Thanks, I am certainly keeping a close eye as I build up my skills in hardware design.
Anyway to help make this thread easier to expand upon, I did a quick research on why x86 is easier to code for compared to ARM. And this redditor tso seems to have a good answer https://www.reddit.com/r/linux/comments/56eo2o/why_linux_pioneer_linus_torvalds_prefers_x86/d8ixjdt/
Anyways, the reason, as i have come to understand it, for x86 being “lovely” to work with from a kernel point of view is PCI. Specifically that the kernel, once the handover from the BIOS is complete, can go out and look up every device on the bus with a vendor specific id code.
ARM to a large extent do not have this.
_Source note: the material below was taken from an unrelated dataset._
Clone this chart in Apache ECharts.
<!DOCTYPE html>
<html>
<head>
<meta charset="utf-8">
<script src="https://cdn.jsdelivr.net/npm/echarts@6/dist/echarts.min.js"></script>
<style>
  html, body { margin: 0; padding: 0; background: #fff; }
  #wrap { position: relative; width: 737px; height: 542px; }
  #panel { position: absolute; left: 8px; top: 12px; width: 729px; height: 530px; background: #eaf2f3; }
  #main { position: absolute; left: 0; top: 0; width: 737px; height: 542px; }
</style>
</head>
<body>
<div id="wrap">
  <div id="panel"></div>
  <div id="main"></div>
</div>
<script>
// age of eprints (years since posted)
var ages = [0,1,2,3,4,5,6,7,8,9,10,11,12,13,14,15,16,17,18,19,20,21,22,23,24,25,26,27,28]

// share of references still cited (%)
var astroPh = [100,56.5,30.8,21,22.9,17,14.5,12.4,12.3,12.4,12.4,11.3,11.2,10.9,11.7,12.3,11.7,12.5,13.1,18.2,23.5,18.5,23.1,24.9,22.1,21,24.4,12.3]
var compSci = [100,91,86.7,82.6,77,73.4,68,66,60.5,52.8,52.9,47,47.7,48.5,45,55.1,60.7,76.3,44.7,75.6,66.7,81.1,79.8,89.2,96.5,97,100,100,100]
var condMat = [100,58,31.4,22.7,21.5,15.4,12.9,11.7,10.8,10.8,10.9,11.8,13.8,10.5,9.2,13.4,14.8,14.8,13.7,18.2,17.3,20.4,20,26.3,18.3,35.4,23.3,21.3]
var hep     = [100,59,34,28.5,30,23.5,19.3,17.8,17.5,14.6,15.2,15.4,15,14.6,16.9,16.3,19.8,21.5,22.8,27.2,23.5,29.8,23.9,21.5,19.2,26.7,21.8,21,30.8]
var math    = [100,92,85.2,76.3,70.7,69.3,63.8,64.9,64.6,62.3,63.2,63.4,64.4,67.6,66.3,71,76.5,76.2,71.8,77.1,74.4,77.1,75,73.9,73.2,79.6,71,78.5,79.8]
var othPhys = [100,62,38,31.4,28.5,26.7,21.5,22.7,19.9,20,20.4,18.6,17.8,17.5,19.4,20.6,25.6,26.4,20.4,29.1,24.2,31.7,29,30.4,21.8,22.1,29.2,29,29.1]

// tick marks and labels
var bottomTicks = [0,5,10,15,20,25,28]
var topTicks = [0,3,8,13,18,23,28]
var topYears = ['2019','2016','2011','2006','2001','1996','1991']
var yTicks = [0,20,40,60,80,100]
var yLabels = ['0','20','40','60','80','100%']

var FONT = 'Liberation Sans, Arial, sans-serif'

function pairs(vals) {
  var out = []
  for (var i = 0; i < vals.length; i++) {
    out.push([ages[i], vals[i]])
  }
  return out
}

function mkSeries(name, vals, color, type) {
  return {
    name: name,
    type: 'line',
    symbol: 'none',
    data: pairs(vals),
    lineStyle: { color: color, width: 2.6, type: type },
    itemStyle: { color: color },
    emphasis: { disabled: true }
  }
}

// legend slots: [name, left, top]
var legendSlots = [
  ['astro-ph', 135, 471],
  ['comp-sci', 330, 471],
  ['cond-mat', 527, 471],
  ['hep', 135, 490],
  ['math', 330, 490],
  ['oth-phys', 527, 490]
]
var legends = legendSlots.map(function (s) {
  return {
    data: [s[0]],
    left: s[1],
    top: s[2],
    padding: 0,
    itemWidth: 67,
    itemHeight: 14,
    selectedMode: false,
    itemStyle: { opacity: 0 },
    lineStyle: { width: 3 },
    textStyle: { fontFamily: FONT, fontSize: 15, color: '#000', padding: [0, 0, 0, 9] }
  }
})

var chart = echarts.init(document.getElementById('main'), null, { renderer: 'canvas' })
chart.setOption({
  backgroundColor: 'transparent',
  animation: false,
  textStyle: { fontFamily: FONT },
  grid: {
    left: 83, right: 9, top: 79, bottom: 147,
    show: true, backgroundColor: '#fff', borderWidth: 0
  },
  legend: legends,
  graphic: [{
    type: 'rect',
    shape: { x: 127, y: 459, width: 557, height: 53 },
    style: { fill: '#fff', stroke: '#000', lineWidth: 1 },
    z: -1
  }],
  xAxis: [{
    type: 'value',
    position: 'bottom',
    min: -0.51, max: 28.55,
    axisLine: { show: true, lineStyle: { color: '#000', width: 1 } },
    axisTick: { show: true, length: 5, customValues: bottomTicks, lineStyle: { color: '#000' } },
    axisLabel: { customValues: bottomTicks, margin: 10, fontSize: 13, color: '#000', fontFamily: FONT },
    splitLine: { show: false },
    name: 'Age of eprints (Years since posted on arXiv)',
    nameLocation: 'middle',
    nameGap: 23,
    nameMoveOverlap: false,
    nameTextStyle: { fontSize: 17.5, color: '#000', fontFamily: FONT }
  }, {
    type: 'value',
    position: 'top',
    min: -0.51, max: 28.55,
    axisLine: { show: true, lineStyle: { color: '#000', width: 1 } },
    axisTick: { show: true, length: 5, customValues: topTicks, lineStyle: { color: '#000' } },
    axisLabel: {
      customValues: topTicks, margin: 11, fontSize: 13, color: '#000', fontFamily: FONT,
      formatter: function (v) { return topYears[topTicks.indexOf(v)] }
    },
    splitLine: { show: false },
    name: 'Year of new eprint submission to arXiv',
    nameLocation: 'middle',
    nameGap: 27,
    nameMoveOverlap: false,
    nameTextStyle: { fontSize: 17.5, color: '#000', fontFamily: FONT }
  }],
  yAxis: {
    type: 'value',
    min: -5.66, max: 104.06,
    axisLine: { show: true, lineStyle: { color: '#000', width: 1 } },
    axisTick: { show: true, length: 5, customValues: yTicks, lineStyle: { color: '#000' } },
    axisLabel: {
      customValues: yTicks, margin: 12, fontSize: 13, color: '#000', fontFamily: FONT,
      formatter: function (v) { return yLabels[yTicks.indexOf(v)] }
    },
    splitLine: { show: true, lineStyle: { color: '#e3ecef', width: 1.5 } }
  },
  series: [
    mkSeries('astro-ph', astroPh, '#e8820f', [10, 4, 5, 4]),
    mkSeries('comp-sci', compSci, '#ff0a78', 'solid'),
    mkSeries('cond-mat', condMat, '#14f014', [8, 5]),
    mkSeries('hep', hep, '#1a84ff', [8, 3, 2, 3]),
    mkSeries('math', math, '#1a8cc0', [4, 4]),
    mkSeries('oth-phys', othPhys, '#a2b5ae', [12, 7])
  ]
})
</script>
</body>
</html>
The various parts of a SoC just dangle off some opaque data bus, and if you guess wrong you may well trigger some kind of non-recoverable mode via whatever signal you send.
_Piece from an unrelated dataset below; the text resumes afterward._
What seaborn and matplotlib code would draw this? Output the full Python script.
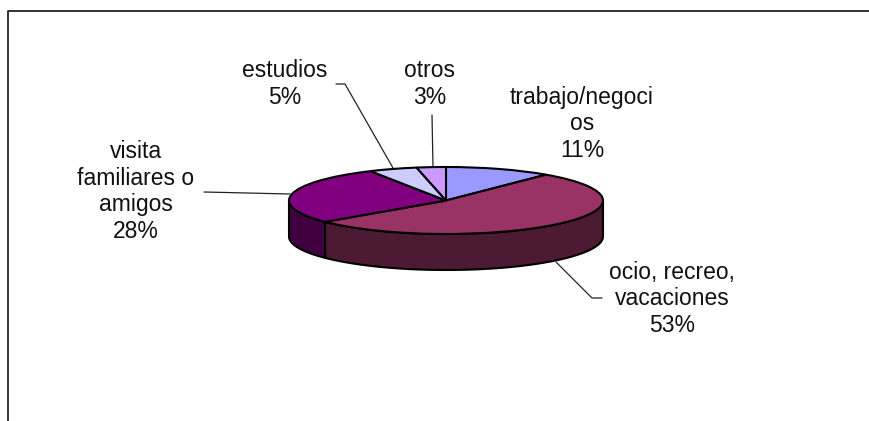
import numpy as np
import matplotlib
matplotlib.use("Agg")
import matplotlib.pyplot as plt
from matplotlib.lines import Line2D
import seaborn as sns

# values, clockwise from 12 o'clock
categories = ["trabajo/negoci\nos", "ocio, recreo,\nvacaciones", "visita\nfamiliares o\namigos", "estudios", "otros"]
shares = [11, 53, 28, 5, 3]
slice_colors = ["#9999FF", "#993366", "#800080", "#CCCCFF", "#CC99FF"]
side_colors = ["#4D4D80", "#4D1A33", "#400040", "#666680", "#664D80"]

W, H = 870, 421
CX, CY, RX, RY = 446, 200.5, 157, 33.5
DEPTH = 36 / RY

sns.set_theme(style="white")
plt.rcParams["font.family"] = ["Liberation Sans", "DejaVu Sans"]


def add_line(fig, xs, ys, lw=0.9, color="#222222"):
    fig.add_artist(Line2D([x / W for x in xs], [1 - y / H for y in ys], lw=lw, color=color,
                          transform=fig.transFigure))


def add_label(fig, x, y, text):
    fig.text(x / W, 1 - y / H, text, ha="center", va="baseline", fontsize=16.5,
             linespacing=1.2, color="#111111")


fig = plt.figure(figsize=(W / 100, H / 100), dpi=100, facecolor="white")
ax = fig.add_axes([0, 0, 1, 1])

# side wall of the disc, only the front half is visible
fractions = np.cumsum([0] + shares) / sum(shares)
for i, col in enumerate(side_colors):
    start = 90 - 360 * fractions[i]
    end = 90 - 360 * fractions[i + 1]
    hi, lo = min(start, 0), max(end, -180)
    if hi <= lo:
        continue
    t = np.radians(np.linspace(hi, lo, 80))
    x = np.cos(t)
    y = np.sin(t)
    ax.fill(np.r_[x, x[::-1]], np.r_[y, y[::-1] - DEPTH], facecolor=col, edgecolor="black", lw=1.5)

ax.pie(shares, colors=sns.color_palette(slice_colors), startangle=90, counterclock=False,
       wedgeprops={"edgecolor": "black", "linewidth": 1.5})
ax.set_aspect("auto")
ax.set_xlim(-CX / RX, (W - CX) / RX)
ax.set_ylim((CY - H) / RY, CY / RY)

# chart frame, clipped on the right and bottom
add_line(fig, [8.5, 8.5, W], [H, 11, 11], lw=1.3, color="#222222")

# leader lines
add_line(fig, [556, 592, 602], [262, 298, 298])
add_line(fig, [336, 345, 393], [84, 84, 168])
add_line(fig, [432, 433], [115, 167])
add_line(fig, [204, 290], [192, 194])

add_label(fig, 582, 157, f"{categories[0]}\n{shares[0]}%")
add_label(fig, 672, 332, f"{categories[1]}\n{shares[1]}%")
add_label(fig, 136, 238, f"{categories[2]}\n{shares[2]}%")
add_label(fig, 285, 104, f"{categories[3]}\n{shares[3]}%")
add_label(fig, 430, 104, f"{categories[4]}\n{shares[4]}%")

fig.savefig("out.png", dpi=100)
Key points to consider on why PCI is not used in ARM ecosystem based on his observations, is that board developers do not need the more complex dynamic enumeration feature of PCI. And thus they often opt for device tree instead, which is easier to use.
Except, vendors often compile the device tree right into the firmware blob. Thus killing off the idea of a single bootable linux.
So it sounds like on the upstreaming of drivers is being sorted by sifive, but…
What is the current direction however of the ideal of a single bootable linux rom, that does not have to be recompiled for every board?
Could there be perhaps something like a CPUID but for device trees stored in a locked rom? e.g. BRDNFO that returns a memory pointer to a device tree list perhaps?